◆ **STATED GOAL**
Your job is to retype all of the data word for word, leaving every image out.

◆ **DATASET SECTION**
★ ★ ★ ★ ★

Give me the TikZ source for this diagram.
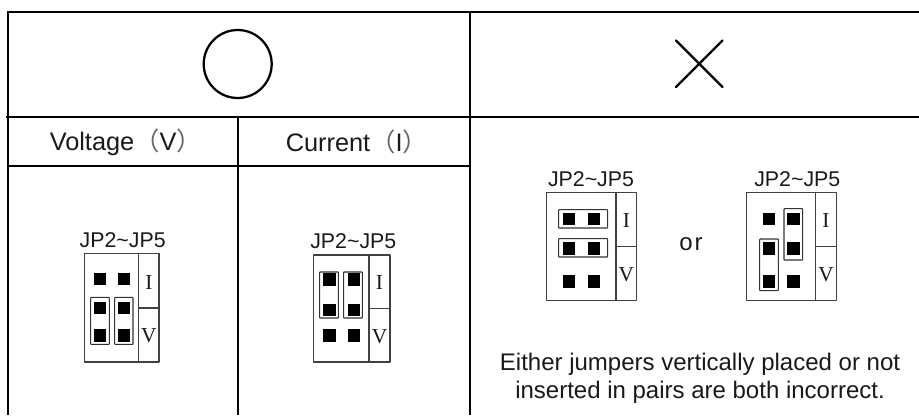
\documentclass[tikz,border=0pt]{standalone}
\usepackage{fontspec}
\setmainfont{Liberation Sans}
\newfontfamily\serifletters{Liberation Serif}
\newfontfamily\cjkparen{Noto Sans CJK SC}
\newcount\pincount
\tikzset{
 x=0.75pt,y=-0.75pt,
 tableline/.style={line width=1.5pt,black},
 markline/.style={line width=1.7pt,black},
 boardline/.style={line width=0.8pt,black!75,line join=round},
 jumperline/.style={line width=0.8pt,black!80,rounded corners=0.4pt},
 pinsq/.style={fill=black,draw=none,minimum size=9.3pt,inner sep=0pt,outer sep=0pt},
 headtext/.style={font=\fontsize{19pt}{20pt}\selectfont,inner sep=0pt,anchor=west,text=black!90},
 jptext/.style={font=\fontsize{16pt}{18pt}\selectfont,inner sep=0pt,anchor=center,text=black!90},
 ortext/.style={font=\fontsize{18pt}{18pt}\selectfont,inner sep=0pt,anchor=center,text=black!90},
 notetext/.style={font=\fontsize{18pt}{21pt}\selectfont,inner sep=0pt,anchor=center,align=center,text=black!90},
 ivtext/.style={font=\serifletters\fontsize{16pt}{17pt}\selectfont,inner sep=0pt,anchor=center,text=black!90},
}
\newcommand{\lp}{{\cjkparen\color{black!60}（}}
\newcommand{\rp}{{\cjkparen\color{black!60}）}}
% name, left, top, right, bottom, divider x, middle y, text centre x
\newcommand{\board}[8]{%
  \draw[boardline] (#2,#3) rectangle (#4,#5);
  \draw[boardline] (#6,#3) -- (#6,#5);
  \draw[boardline] (#6,#7) -- (#4,#7);
  \node[jptext] (#1t) at (#8,{#3-13.5}) {JP2\char`~JP5};
  \node[ivtext] (#1i) at ({(#6+#4)/2},{#7-25.7}) {I};
  \node[ivtext] (#1v) at ({(#6+#4)/2},{#7+28}) {V};
}
\newcommand{\pin}[2]{\global\advance\pincount by 1 \node[pinsq] (pin\the\pincount) at (#1,#2) {};}
\newcommand{\jump}[4]{\draw[jumperline] (#1,#2) rectangle (#3,#4);}
\begin{document}
\begin{tikzpicture}
\useasboundingbox (0,0) rectangle (919,415);
% table
\draw[tableline] (6.5,12) -- (919,12);
\draw[tableline] (6,117) -- (919,117);
\draw[tableline] (7.5,165.7) -- (470,165.7);
\draw[tableline] (7.5,12) -- (7.5,415);
\draw[tableline] (238,117) -- (238,415);
\draw[tableline] (470,12) -- (470,415);
% marks
\draw[markline] (237.7,64) circle (34);
\draw[markline,line cap=round] (676,40.5) -- (722.5,87);
\draw[markline,line cap=round] (722.5,40.5) -- (676,87);
% headers
\node[headtext] (volt) at (49.5,142) {Voltage\lp V\rp};
\node[headtext] (curr) at (285.5,142) {Current\lp I\rp};
% correct, voltage
\board{a}{84.3}{253.3}{159}{362}{138.7}{308}{122.7}
\foreach \px in {100,123.7}{\foreach \py in {279,307.7,335.3}{\pin{\px}{\py}}}
\jump{90.7}{297.3}{109.3}{344.3}
\jump{114.7}{297.3}{133}{344.3}
% correct, current
\board{b}{313.3}{255}{390}{362}{369}{308.3}{353.3}
\foreach \px in {329.3,353.7}{\foreach \py in {279.3,310,335.3}{\pin{\px}{\py}}}
\jump{319.7}{272}{338.3}{318}
\jump{343.7}{272}{362.3}{318}
% incorrect, left
\board{c}{546.7}{192.7}{636.7}{300.7}{616}{246.7}{591}
\foreach \px in {569,593.7}{\foreach \py in {218.7,248.3,281.3}{\pin{\px}{\py}}}
\jump{558.7}{209.7}{607.7}{228}
\jump{558.7}{238.7}{607.7}{257}
\node[ortext] (ortext) at (691,244) {o\kern1.5pt r};
% incorrect, right
\board{d}{746.7}{192.7}{836.3}{300.7}{815.7}{246.7}{797.3}
\foreach \px in {769,793.3}{\foreach \py in {218.7,248.3,281.3}{\pin{\px}{\py}}}
\jump{784}{208.7}{802.7}{260}
\jump{759.7}{239}{778.3}{290.7}
% note
\node[notetext] (note) at (700,378) {Either jumpers vertically placed or not\\inserted in pairs are both incorrect.};
\end{tikzpicture}
\end{document}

★ ★ ★ ★ ★

◆ **FULL OUTPUT**
Give me the TikZ source for this diagram.
\documentclass[tikz,border=0pt]{standalone}
\usepackage{fontspec}
\setmainfont{Liberation Sans}
\newfontfamily\serifletters{Liberation Serif}
\newfontfamily\cjkparen{Noto Sans CJK SC}
\newcount\pincount
\tikzset{
 x=0.75pt,y=-0.75pt,
 tableline/.style={line width=1.5pt,black},
 markline/.style={line width=1.7pt,black},
 boardline/.style={line width=0.8pt,black!75,line join=round},
 jumperline/.style={line width=0.8pt,black!80,rounded corners=0.4pt},
 pinsq/.style={fill=black,draw=none,minimum size=9.3pt,inner sep=0pt,outer sep=0pt},
 headtext/.style={font=\fontsize{19pt}{20pt}\selectfont,inner sep=0pt,anchor=west,text=black!90},
 jptext/.style={font=\fontsize{16pt}{18pt}\selectfont,inner sep=0pt,anchor=center,text=black!90},
 ortext/.style={font=\fontsize{18pt}{18pt}\selectfont,inner sep=0pt,anchor=center,text=black!90},
 notetext/.style={font=\fontsize{18pt}{21pt}\selectfont,inner sep=0pt,anchor=center,align=center,text=black!90},
 ivtext/.style={font=\serifletters\fontsize{16pt}{17pt}\selectfont,inner sep=0pt,anchor=center,text=black!90},
}
\newcommand{\lp}{{\cjkparen\color{black!60}（}}
\newcommand{\rp}{{\cjkparen\color{black!60}）}}
% name, left, top, right, bottom, divider x, middle y, text centre x
\newcommand{\board}[8]{%
  \draw[boardline] (#2,#3) rectangle (#4,#5);
  \draw[boardline] (#6,#3) -- (#6,#5);
  \draw[boardline] (#6,#7) -- (#4,#7);
  \node[jptext] (#1t) at (#8,{#3-13.5}) {JP2\char`~JP5};
  \node[ivtext] (#1i) at ({(#6+#4)/2},{#7-25.7}) {I};
  \node[ivtext] (#1v) at ({(#6+#4)/2},{#7+28}) {V};
}
\newcommand{\pin}[2]{\global\advance\pincount by 1 \node[pinsq] (pin\the\pincount) at (#1,#2) {};}
\newcommand{\jump}[4]{\draw[jumperline] (#1,#2) rectangle (#3,#4);}
\begin{document}
\begin{tikzpicture}
\useasboundingbox (0,0) rectangle (919,415);
% table
\draw[tableline] (6.5,12) -- (919,12);
\draw[tableline] (6,117) -- (919,117);
\draw[tableline] (7.5,165.7) -- (470,165.7);
\draw[tableline] (7.5,12) -- (7.5,415);
\draw[tableline] (238,117) -- (238,415);
\draw[tableline] (470,12) -- (470,415);
% marks
\draw[markline] (237.7,64) circle (34);
\draw[markline,line cap=round] (676,40.5) -- (722.5,87);
\draw[markline,line cap=round] (722.5,40.5) -- (676,87);
% headers
\node[headtext] (volt) at (49.5,142) {Voltage\lp V\rp};
\node[headtext] (curr) at (285.5,142) {Current\lp I\rp};
% correct, voltage
\board{a}{84.3}{253.3}{159}{362}{138.7}{308}{122.7}
\foreach \px in {100,123.7}{\foreach \py in {279,307.7,335.3}{\pin{\px}{\py}}}
\jump{90.7}{297.3}{109.3}{344.3}
\jump{114.7}{297.3}{133}{344.3}
% correct, current
\board{b}{313.3}{255}{390}{362}{369}{308.3}{353.3}
\foreach \px in {329.3,353.7}{\foreach \py in {279.3,310,335.3}{\pin{\px}{\py}}}
\jump{319.7}{272}{338.3}{318}
\jump{343.7}{272}{362.3}{318}
% incorrect, left
\board{c}{546.7}{192.7}{636.7}{300.7}{616}{246.7}{591}
\foreach \px in {569,593.7}{\foreach \py in {218.7,248.3,281.3}{\pin{\px}{\py}}}
\jump{558.7}{209.7}{607.7}{228}
\jump{558.7}{238.7}{607.7}{257}
\node[ortext] (ortext) at (691,244) {o\kern1.5pt r};
% incorrect, right
\board{d}{746.7}{192.7}{836.3}{300.7}{815.7}{246.7}{797.3}
\foreach \px in {769,793.3}{\foreach \py in {218.7,248.3,281.3}{\pin{\px}{\py}}}
\jump{784}{208.7}{802.7}{260}
\jump{759.7}{239}{778.3}{290.7}
% note
\node[notetext] (note) at (700,378) {Either jumpers vertically placed or not\\inserted in pairs are both incorrect.};
\end{tikzpicture}
\end{document}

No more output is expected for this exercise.